Qatar's coach Jose Daniel Carreno warned against complacency ahead of his team's 2018 FIFA World Cup Russia™ qualifier against Maldives.
Qatar go into Tuesday's match with four wins from four and sit on top of Asia Group C, five points ahead of their nearest rivals, Hong Kong and China PR. They have scored 20 goals and conceded only two so far and are one of only three teams across Asia with a perfect record, Saudi Arabia and Korea Republic being the other two. Having just beaten China last week, a confident Qatar are fully expected to extend their 100 per cent record against the Maldives. Carreno, however, said they must be wary of their opponents.
Despite his caution, Carreno's team only need to win, at most, three of their remaining four matches to progress to the next and most important stage of qualification where 12 teams from across Asia compete for four spots at the 2018 World Cup finals in Russia.
Two of those matches come against Group C's bottom teams, Maldives and Bhutan, who Qatar beat 15-0 in the home fixture. Qatar started their campaign with a 1-0 win in Male in June. New Maldives coach Ricki Herbert said his team would not be frightened and had not come just to defend.
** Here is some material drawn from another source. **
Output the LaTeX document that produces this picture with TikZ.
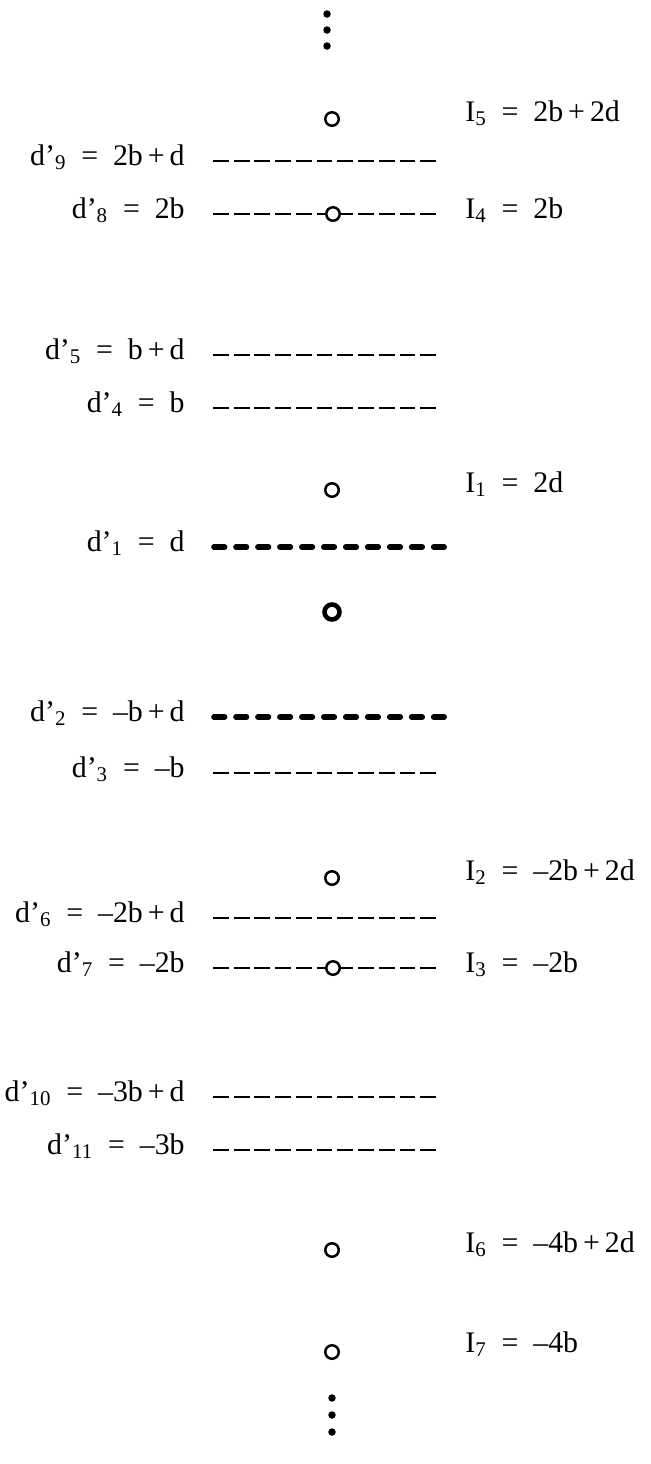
\documentclass[tikz,border=0pt]{standalone}
\usepackage{fontspec}
\setmainfont{Liberation Serif}
\usetikzlibrary{positioning}
\tikzset{
  lvlfont/.style={font=\fontsize{17}{20}\selectfont},
  dlab/.style={lvlfont, anchor=mid east, inner sep=0pt},
  ilab/.style={lvlfont, anchor=mid west, inner sep=0pt},
  level/.style={line width=1.6pt, dash pattern=on 9pt off 2.8pt},
  strong level/.style={line width=3.2pt, line cap=round, dash pattern=on 6pt off 6.5pt},
  state/.style={circle, draw, fill=white, line width=1.4pt, inner sep=0pt, minimum size=0.27cm},
  bold state/.style={state, line width=2.6pt, minimum size=0.3cm},
  vdot/.style={circle, fill, inner sep=0pt, minimum size=0.15cm}
}

\begin{document}
\begin{tikzpicture}[x=0.02cm, y=-0.02cm]
    \useasboundingbox (0,0) rectangle (650,1464);
    % continuation above
    \node[vdot] (top1) at (327,14) {};
    \node[vdot] (top2) at (327,30) {};
    \node[vdot] (top3) at (327,46) {};
    % upper group
    \node[state] (i5) at (332,119) {};
    \node[ilab] (i5lab) at (465,117) {I\textsubscript{5}\enspace=\enspace2b\,+\,2d};
    \node[dlab] (d9) at (185,161) {d’\textsubscript{9}\enspace=\enspace2b\,+\,d};
    \draw[level] (d9.mid east) ++(28,0) -- ++(224,0);
    \node[dlab] (d8) at (185,214) {d’\textsubscript{8}\enspace=\enspace2b};
    \draw[level] (d8.mid east) ++(28,0) -- ++(224,0);
    \node[state] (i4) at (333,214) {};
    \node[ilab] (i4lab) at (465,214) {I\textsubscript{4}\enspace=\enspace2b};
    \node[dlab] (d5) at (185,355) {d’\textsubscript{5}\enspace=\enspace b\,+\,d};
    \draw[level] (d5.mid east) ++(28,0) -- ++(224,0);
    \node[dlab] (d4) at (185,408) {d’\textsubscript{4}\enspace=\enspace b};
    \draw[level] (d4.mid east) ++(28,0) -- ++(224,0);
    % around zero
    \node[state] (i1) at (332,490) {};
    \node[ilab] (i1lab) at (465,488) {I\textsubscript{1}\enspace=\enspace2d};
    \node[dlab] (d1) at (185,547) {d’\textsubscript{1}\enspace=\enspace d};
    \draw[strong level] (d1.mid east) ++(29,0) -- ++(238,0);
    \node[bold state] (i0) at (332,612) {};
    \node[dlab] (d2) at (185,717) {d’\textsubscript{2}\enspace=\enspace–b\,+\,d};
    \draw[strong level] (d2.mid east) ++(29,0) -- ++(238,0);
    \node[dlab] (d3) at (185,773) {d’\textsubscript{3}\enspace=\enspace–b};
    \draw[level] (d3.mid east) ++(28,0) -- ++(224,0);
    % lower group
    \node[state] (i2) at (332,878) {};
    \node[ilab] (i2lab) at (465,876) {I\textsubscript{2}\enspace=\enspace–2b\,+\,2d};
    \node[dlab] (d6) at (185,918) {d’\textsubscript{6}\enspace=\enspace–2b\,+\,d};
    \draw[level] (d6.mid east) ++(28,0) -- ++(224,0);
    \node[dlab] (d7) at (185,968) {d’\textsubscript{7}\enspace=\enspace–2b};
    \draw[level] (d7.mid east) ++(28,0) -- ++(224,0);
    \node[state] (i3) at (333,968) {};
    \node[ilab] (i3lab) at (465,968) {I\textsubscript{3}\enspace=\enspace–2b};
    \node[dlab] (d10) at (185,1097) {d’\textsubscript{10}\enspace=\enspace–3b\,+\,d};
    \draw[level] (d10.mid east) ++(28,0) -- ++(224,0);
    \node[dlab] (d11) at (185,1150) {d’\textsubscript{11}\enspace=\enspace–3b};
    \draw[level] (d11.mid east) ++(28,0) -- ++(224,0);
    \node[state] (i6) at (332,1250) {};
    \node[ilab] (i6lab) at (465,1248) {I\textsubscript{6}\enspace=\enspace–4b\,+\,2d};
    \node[state] (i7) at (332,1352) {};
    \node[ilab] (i7lab) at (465,1348) {I\textsubscript{7}\enspace=\enspace–4b};
    % continuation below
    \node[vdot] (bot1) at (332,1398) {};
    \node[vdot] (bot2) at (332,1415) {};
    \node[vdot] (bot3) at (332,1432) {};
\end{tikzpicture}
\end{document}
"The game for us tomorrow is very exciting. Qatar are a very good team, a very strong team, it's a big challenge," he said. "We will be positive. Football is full of surprises and hopefully tomorrow we can see another one."
Herbert, who played in the 1982 World Cup finals with New Zealand and swapped shirts with Brazilian legend Socrates after their group clash 33 years ago, said he would play several "youngsters". This includes teenage full-back Samooh Ali. The 19-year-old is a semi-professional who works as a fisherman when not playing football, highlighting the differences in resources between the two sides.
Hosts of the World Cup in 2022, Qatar are seeking to avoid becoming the first nation since Italy in 1934 to do so without ever playing in a finals beforehand.